Unlike with a confidence interval, it has the expected behavior if we think of the case where our sample size approaches infinity. Sampling error goes to zero, but instead of the tolerance interval going to zero (like the confidence interval does), it approaches the population percentiles. If we had a very large amount of data, so that sampling error was negligible, we could find the middle 50% of car trips by just looking at how long the 25th and 75th percentile trips in our data set took. The tolerance interval extends that natural procedure to cases where we don't have huge samples, so can't necessarily trust that the 25th percentile of our data set is particularly close to the 25th percentile of the population.

Futher reading

There are a number of ways to actually calculate tolerance intervals, both parametric (e.g. assuming a normal distribution) and non-parametric, none covered here (sorry!). Many statistics packages have the functionality built in; for example, you might use the R package 'tolerance'.

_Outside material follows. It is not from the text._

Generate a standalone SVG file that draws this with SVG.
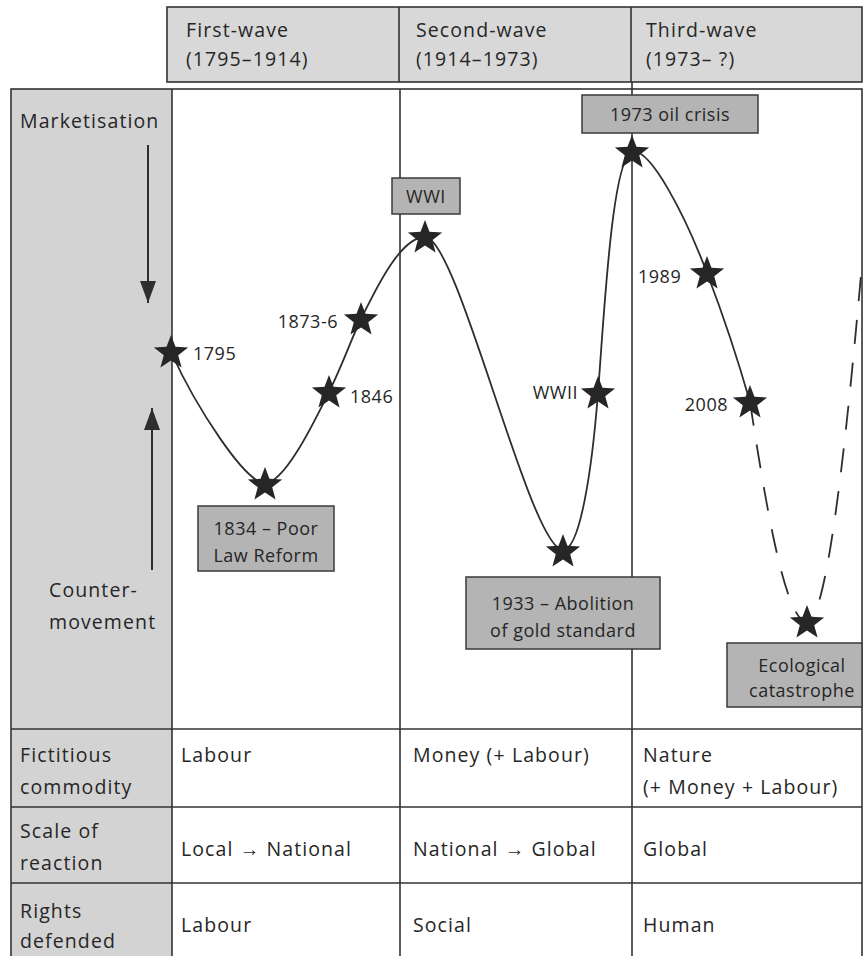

A somewhat more technical introduction to these not-the-confidence-interval intervals, also lamenting their underuse, but unfortunately not freely available online, can be found in Stephen B. Vardeman's "What about the other intervals?" (The American Statistician, vol. 46, no. 3, pp. 193–197, 1992). If you really do want a prediction interval instead, a nice overview aimed at statistics educators can be found in Scott Preston's "Teaching Prediction Intervals" (Journal of Statistics Education, vol. 8, no. 3, 2000). An explanation of how to compute tolerance intervals for a normal distribution can be found here, in the NIST's Engineering Statistics Handbook.

Finally, an old but quite readable and practical explanation is in the 1960 textbook Statistics Manual, which can now be had for pennies. Written by three researchers at the U.S. Naval Ordnance Test Station, it points out the important difference between having a 99% confidence interval for where the average bomb will fall, versus having a bound on where 99% of bombs will fall!